Editorial: Trump talks DC takeover: Idle threat or something else?
Published in Political News
Forty or so miles down Interstate 95 in Washington, D.C., Mayor Muriel Bowser confronts a curious dilemma. It seems a certain local resident doesn’t think very much of the job she’s been doing leading the District of Columbia and, specifically, has a major gripe with the amount of crime, graffiti and homelessness in the nation’s capitol.
Under most circumstances, such criticism might be overlooked as the rantings of a local resident. But given it’s coming from the current occupant of 1600 Pennsylvania Avenue who has the power to do much good (or harm) to her city, Mayor Bowser is in a tough spot.
So far, she’s been careful not to attack President Donald Trump directly and has merely suggested to reporters that the possibility of a federal takeover of D.C. — a prospect both Trump and certain members of Congress have raised once again — is a “distraction” from the important work of making the District a better place to live.
The history of D.C.’s governance structure reveals much about the current situation.
In 1973, during the Nixon administration, Congress passed the Home Rule Act, granting the nation’s capital, among other things, the power to establish its own city council for self-governance.

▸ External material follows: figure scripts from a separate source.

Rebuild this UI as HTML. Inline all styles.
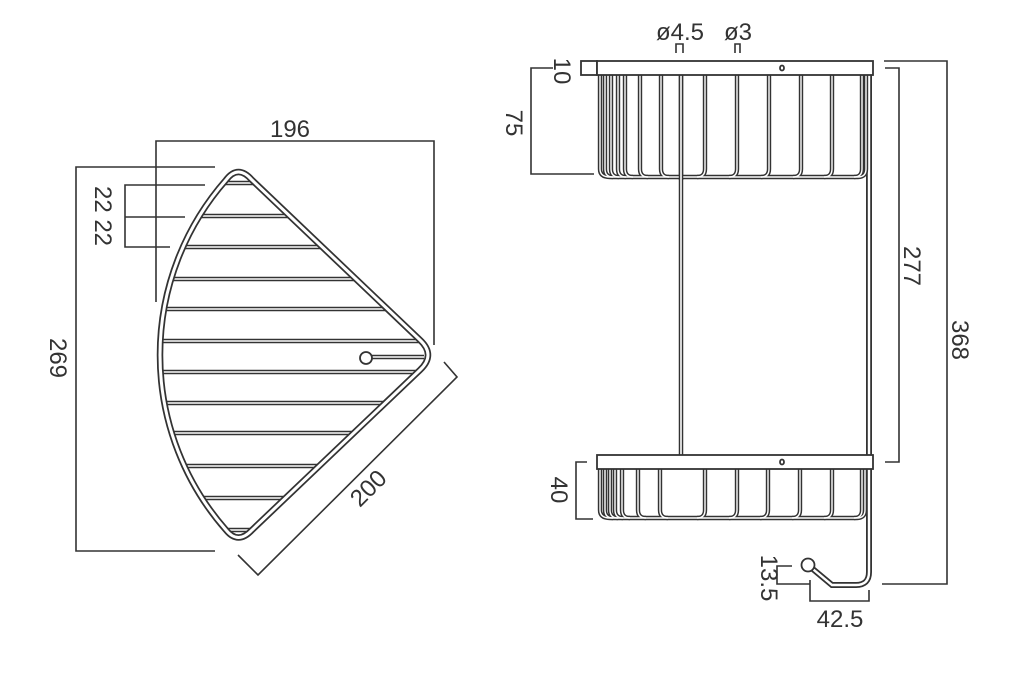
<!DOCTYPE html>
<html><head><meta charset="utf-8"><style>
html,body{margin:0;padding:0;background:#fff;}
svg{display:block;}
text{font-family:"Liberation Sans",sans-serif;font-size:24px;fill:#333;}
</style></head><body>
<svg width="1011" height="674" viewBox="0 0 1011 674" xmlns="http://www.w3.org/2000/svg">
<defs>
<clipPath id="cp"><path d="M226,180 Q238,164 252,180 L420,340 Q436,355 420,370 L252,530 Q238,545 226,530 A265 265 0 0 1 226,180 Z"/></clipPath>
</defs>
<g fill="none" stroke="#333" stroke-width="1.6">
<polyline points="156,302 156,141 434,141 434,345"/>
<polyline points="215,167 76,167 76,551 215,551"/>
<polyline points="205,185 125,185 125,247 170,247"/>
<line x1="125" y1="217" x2="185" y2="217"/>
<polyline points="444,362 457,377 258,575 238,555"/>
</g>
<text x="290" y="137" text-anchor="middle">196</text>
<text transform="translate(50,358) rotate(90)" text-anchor="middle">269</text>
<text transform="translate(95,216) rotate(90)" text-anchor="middle">22 22</text>
<text transform="translate(374,494) rotate(-45)" text-anchor="middle">200</text>

<g clip-path="url(#cp)">
<g stroke="#333" stroke-width="4.5">
<line x1="140" x2="450" y1="183" y2="183"/><line x1="140" x2="450" y1="216" y2="216"/>
<line x1="140" x2="450" y1="247" y2="247"/><line x1="140" x2="450" y1="279" y2="279"/>
<line x1="140" x2="450" y1="309" y2="309"/><line x1="140" x2="450" y1="341" y2="341"/>
<line x1="140" x2="450" y1="372" y2="372"/><line x1="140" x2="450" y1="403" y2="403"/>
<line x1="140" x2="450" y1="433" y2="433"/><line x1="140" x2="450" y1="466" y2="466"/>
<line x1="140" x2="450" y1="498" y2="498"/><line x1="140" x2="450" y1="530" y2="530"/>
</g>
<g stroke="#fff" stroke-width="1.6">
<line x1="140" x2="450" y1="183" y2="183"/><line x1="140" x2="450" y1="216" y2="216"/>
<line x1="140" x2="450" y1="247" y2="247"/><line x1="140" x2="450" y1="279" y2="279"/>
<line x1="140" x2="450" y1="309" y2="309"/><line x1="140" x2="450" y1="341" y2="341"/>
<line x1="140" x2="450" y1="372" y2="372"/><line x1="140" x2="450" y1="403" y2="403"/>
<line x1="140" x2="450" y1="433" y2="433"/><line x1="140" x2="450" y1="466" y2="466"/>
<line x1="140" x2="450" y1="498" y2="498"/><line x1="140" x2="450" y1="530" y2="530"/>
</g>
</g>
<path d="M226,180 Q238,164 252,180 L420,340 Q436,355 420,370 L252,530 Q238,545 226,530 A265 265 0 0 1 226,180 Z" fill="none" stroke="#333" stroke-width="6.5"/>
<path d="M226,180 Q238,164 252,180 L420,340 Q436,355 420,370 L252,530 Q238,545 226,530 A265 265 0 0 1 226,180 Z" fill="none" stroke="#fff" stroke-width="3"/>
<line x1="366" y1="357" x2="424" y2="357" stroke="#333" stroke-width="4.5"/>
<line x1="366" y1="357" x2="424" y2="357" stroke="#fff" stroke-width="1.6"/>
<circle cx="366" cy="358" r="6" fill="#fff" stroke="#333" stroke-width="1.8"/>

<g fill="none">
<path d="M681,75 V455" stroke="#333" stroke-width="4.5"/>
<path d="M681,75 V455" stroke="#fff" stroke-width="1.6"/>
<path d="M869,61 V572 Q869,585 856,585 H832 L808,565" stroke="#333" stroke-width="6"/>
<path d="M869,61 V572 Q869,585 856,585 H832 L808,565" stroke="#fff" stroke-width="2.4"/>
</g>
<circle cx="808" cy="565" r="6.5" fill="#fff" stroke="#333" stroke-width="1.8"/>

<g fill="none" stroke="#333" stroke-width="4.4">
<path d="M600,75 V169 Q600,177 610,177 H858 Q866,177 866,169 V75"/>
<path d="M605,75 V169 Q605,177 613,177"/>
<path d="M611,75 V169 Q611,177 619,177"/>
<path d="M618,75 V169 Q618,177 626,177"/>
<path d="M625,75 V169 Q625,177 633,177"/>
<path d="M640,75 V169 Q640,177 648,177"/>
<path d="M661,75 V169 Q661,177 669,177"/>
<path d="M705,75 V169 Q705,177 697,177"/>
<path d="M737,75 V169 Q737,177 729,177"/>
<path d="M769,75 V169 Q769,177 761,177"/>
<path d="M801,75 V169 Q801,177 793,177"/>
<path d="M832,75 V169 Q832,177 824,177"/>
<path d="M862,75 V169 Q862,177 854,177"/>
</g>
<g fill="none" stroke="#fff" stroke-width="1.4">
<path d="M600,75 V169 Q600,177 610,177 H858 Q866,177 866,169 V75"/>
<path d="M605,75 V169 Q605,177 613,177"/>
<path d="M611,75 V169 Q611,177 619,177"/>
<path d="M618,75 V169 Q618,177 626,177"/>
<path d="M625,75 V169 Q625,177 633,177"/>
<path d="M640,75 V169 Q640,177 648,177"/>
<path d="M661,75 V169 Q661,177 669,177"/>
<path d="M705,75 V169 Q705,177 697,177"/>
<path d="M737,75 V169 Q737,177 729,177"/>
<path d="M769,75 V169 Q769,177 761,177"/>
<path d="M801,75 V169 Q801,177 793,177"/>
<path d="M832,75 V169 Q832,177 824,177"/>
<path d="M862,75 V169 Q862,177 854,177"/>
</g>
<path d="M681,75 V180" stroke="#333" stroke-width="4.5"/><path d="M681,75 V180" stroke="#fff" stroke-width="1.6"/>
<g fill="none" stroke="#333" stroke-width="4.4">
<path d="M600,469 V510 Q600,518 610,518 H857 Q865,518 865,510 V469"/>
<path d="M605,469 V510 Q605,518 613,518"/>
<path d="M610,469 V510 Q610,518 618,518"/>
<path d="M615,469 V510 Q615,518 623,518"/>
<path d="M622,469 V510 Q622,518 630,518"/>
<path d="M638,469 V510 Q638,518 646,518"/>
<path d="M660,469 V510 Q660,518 668,518"/>
<path d="M705,469 V510 Q705,518 697,518"/>
<path d="M737,469 V510 Q737,518 729,518"/>
<path d="M768,469 V510 Q768,518 760,518"/>
<path d="M800,469 V510 Q800,518 792,518"/>
<path d="M832,469 V510 Q832,518 824,518"/>
<path d="M862,469 V510 Q862,518 854,518"/>
</g>
<g fill="none" stroke="#fff" stroke-width="1.4">
<path d="M600,469 V510 Q600,518 610,518 H857 Q865,518 865,510 V469"/>
<path d="M605,469 V510 Q605,518 613,518"/>
<path d="M610,469 V510 Q610,518 618,518"/>
<path d="M615,469 V510 Q615,518 623,518"/>
<path d="M622,469 V510 Q622,518 630,518"/>
<path d="M638,469 V510 Q638,518 646,518"/>
<path d="M660,469 V510 Q660,518 668,518"/>
<path d="M705,469 V510 Q705,518 697,518"/>
<path d="M737,469 V510 Q737,518 729,518"/>
<path d="M768,469 V510 Q768,518 760,518"/>
<path d="M800,469 V510 Q800,518 792,518"/>
<path d="M832,469 V510 Q832,518 824,518"/>
<path d="M862,469 V510 Q862,518 854,518"/>
</g>
<g fill="#fff" stroke="#333" stroke-width="1.8">
<rect x="581" y="61" width="16" height="14"/>
<rect x="597" y="61" width="276" height="14"/>
<rect x="597" y="455" width="276" height="14"/>
<ellipse cx="782" cy="68" rx="2" ry="2.5"/>
<ellipse cx="782" cy="462" rx="2" ry="2.5"/>
</g>
<g fill="none" stroke="#333" stroke-width="1.6">
<polyline points="885,68 899,68 899,462 885,462"/>
<polyline points="884,61 947,61 947,584 882,584"/>
<polyline points="553,68 531,68 531,174 594,174"/>
<polyline points="587,462 576,462 576,519 593,519"/>
<polyline points="676,53 676,44 683,44 683,53"/>
<polyline points="735,53 735,44 740,44 740,53"/>
<polyline points="792,566 777,566 777,584 810,584"/>
<polyline points="810,580 810,601 869,601 869,590"/>
</g>
<text x="680" y="40" text-anchor="middle">ø4.5</text>
<text x="738" y="40" text-anchor="middle">ø3</text>
<text transform="translate(554,71) rotate(90)" text-anchor="middle">10</text>
<text transform="translate(506,123) rotate(90)" text-anchor="middle">75</text>
<text transform="translate(551,490) rotate(90)" text-anchor="middle">40</text>
<text transform="translate(904,266) rotate(90)" text-anchor="middle">277</text>
<text transform="translate(952,340) rotate(90)" text-anchor="middle">368</text>
<text transform="translate(761,578) rotate(90)" text-anchor="middle">13.5</text>
<text x="840" y="627" text-anchor="middle">42.5</text>
</svg>
</body></html>
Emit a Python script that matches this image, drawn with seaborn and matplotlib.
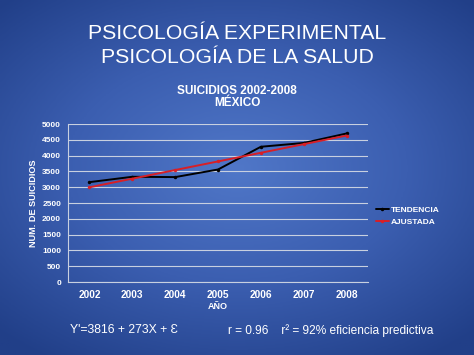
import numpy as np
import pandas as pd
import matplotlib
matplotlib.use("Agg")
import matplotlib.pyplot as plt
import seaborn as sns
from matplotlib.colors import LinearSegmentedColormap

years = ["2002", "2003", "2004", "2005", "2006", "2007", "2008"]
tendencia = [3160, 3330, 3320, 3560, 4280, 4400, 4700]
ajustada = [2997, 3270, 3543, 3816, 4089, 4362, 4635]
yticks = [0, 500, 1000, 1500, 2000, 2500, 3000, 3500, 4000, 4500, 5000]

df = pd.DataFrame({"year": years * 2,
                   "value": tendencia + ajustada,
                   "serie": ["TENDENCIA"] * 7 + ["AJUSTADA"] * 7})

sns.set_style("white")
plt.rcParams['font.family'] = ['Liberation Sans', 'DejaVu Sans']

fig = plt.figure(figsize=(4.74, 3.55), dpi=100)

# background gradient (slide)
bg = fig.add_axes([0, 0, 1, 1])
yy, xx = np.mgrid[-1:1:200j, -1:1:260j]
r = np.sqrt((xx * 0.9) ** 2 + ((yy + 0.05) * 1.0) ** 2)
cmap = LinearSegmentedColormap.from_list("slide", ["#5077c8", "#3b5eb0", "#213f88"])
bg.imshow(r, cmap=cmap, aspect="auto", extent=[0, 1, 0, 1], vmin=0, vmax=1.3)
bg.axis("off")

ax = fig.add_axes([0.1435, 0.2056, 0.6329, 0.4451])
ax.patch.set_alpha(0)
sns.lineplot(data=df, x="year", y="value", hue="serie",
             palette={"TENDENCIA": "black", "AJUSTADA": "#d81f26"},
             marker="o", markersize=2.5, markeredgewidth=0, linewidth=1.4,
             ax=ax, sort=False)

ax.set_xlim(-0.5, 6.5)
ax.set_ylim(0, 5000)
ax.set_yticks(yticks)
ax.grid(axis="y", color="#c8d0e0", linewidth=0.8)
ax.set_axisbelow(True)
for s in ["top", "right"]:
    ax.spines[s].set_visible(False)
ax.spines["left"].set_color("#c8d0e0")
ax.spines["bottom"].set_color("#c8d0e0")
ax.set_xticks(np.arange(-0.5, 7, 1), minor=True)
ax.tick_params(axis="x", which="major", length=0, colors="white", labelsize=7.3, pad=6)
ax.tick_params(axis="x", which="minor", length=3, color="#c8d0e0", direction="out")
ax.tick_params(axis="y", length=3, color="#c8d0e0", colors="white", labelsize=6, pad=2)
for lab in ax.get_xticklabels() + ax.get_yticklabels():
    lab.set_fontweight("bold")

ax.set_xlabel("AÑO", color="white", fontsize=6.5, fontweight="bold", labelpad=1)
ax.set_ylabel("NUM. DE SUICIDIOS", color="white", fontsize=6.6, fontweight="bold", labelpad=3)

leg = ax.legend(loc="center left", bbox_to_anchor=(1.0, 0.415), frameon=False,
                fontsize=6, handlelength=1.6, handletextpad=0.2, labelspacing=0.5)
for t in leg.get_texts():
    t.set_color("white")
    t.set_fontweight("bold")

fig.text(0.5, 0.907, "PSICOLOGÍA EXPERIMENTAL", ha="center", va="center",
         color="white", fontsize=15.3)
fig.text(0.5, 0.838, "PSICOLOGÍA DE LA SALUD", ha="center", va="center",
         color="white", fontsize=15.3)
fig.text(0.5, 0.726, "SUICIDIOS 2002-2008\nMÉXICO", ha="center", va="center",
         color="white", fontsize=8.5, fontweight="bold", linespacing=1.05)
fig.text(0.148, 0.07, "Y'=3816 + 273X + Ɛ", ha="left", va="center",
         color="white", fontsize=8.8)
fig.text(0.481, 0.07, "r = 0.96    r² = 92% eficiencia predictiva", ha="left", va="center",
         color="white", fontsize=8.6)

fig.savefig("out.png", dpi=100)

The D.C. city council was, and remains, constrained in executing specific actions, with Congress retaining ultimate authority to impose its will on the city. However, the Home Rule Act conferred upon them an important power that was unavailable to them for some time: the ability to democratically elect public officials to create and enact laws.
The governance of D.C. has undergone significant transformations seemingly every decade or so. After it was fully constructed in the early 1800’s, a mayor was appointed by the President alongside a democratically elected city council.
Subsequently, the mayor became democratically elected. Things then changed, and this was followed by a system where one chamber of the city council was appointed by the president while the other was democratically elected.
Eventually, self-governance was entirely abolished in favor of a three-member board of commissioners overseeing the city. This was succeeded by a governance structure comprising a mayor-commissioner, an assistant mayor-commissioner, and a nine-member city council, all appointed by the president.
This lasted for nearly a century until, finally, the current system came into place which features a democratically elected mayor and a 13-member democratically elected city council.
The bottom line? D.C. residents have been fighting for self-governance for generations, and at this point, they likely just want to be left to govern themselves in peace.
But can Congress and the president be solely blamed for all the insanity? D.C. has more at stake than the average U.S. city. It is the nation’s capital after all, and the most powerful people and most important secrets of our nation live there. That’s why, despite it having home rule since 1973, there are still restrictions on what Bowser and members of the D.C. Council can do as Congress still has broad jurisdiction over the nation’s capital.
And Trump’s complaints aren’t wholly without merit. D.C. does have a crime and drug problem. But what must be maddening to full-time District residents is that the head of the federal government’s executive branch already has the ability to address some of that city’s greatest needs.
These problems have been persisting long before Trump came into office. So why hasn’t a single administration, including Trump, partnered with the city to make meaningful change? Why tout silliness like the “Bringing Oversight to Washington and Safety to Every Resident Act” or “BOWSER” (Get it?) that would repeal home rule and deny local residents what little self-governance they now enjoy?
What’s clearly needed here is a history lesson and we’re not talking about a review of the U.S. Constitution and Article I’s requirement that the nation’s seat of government be sited in a federal district apart from states. No, we’re talking about the long and troubling history of D.C. residents being treated as political pawns, subjected to the whims of the federal government like an ongoing experiment in governance.
We would gently remind Trump and any future president that the District is still part of the United States and deserves better.
You want greener, safer, more prosperous spaces? Well, we do, too. Now, how about we find ways to make that happen and recognize that we have a shared interest, investment (and governance role) in our cities, our counties, our states and our nation?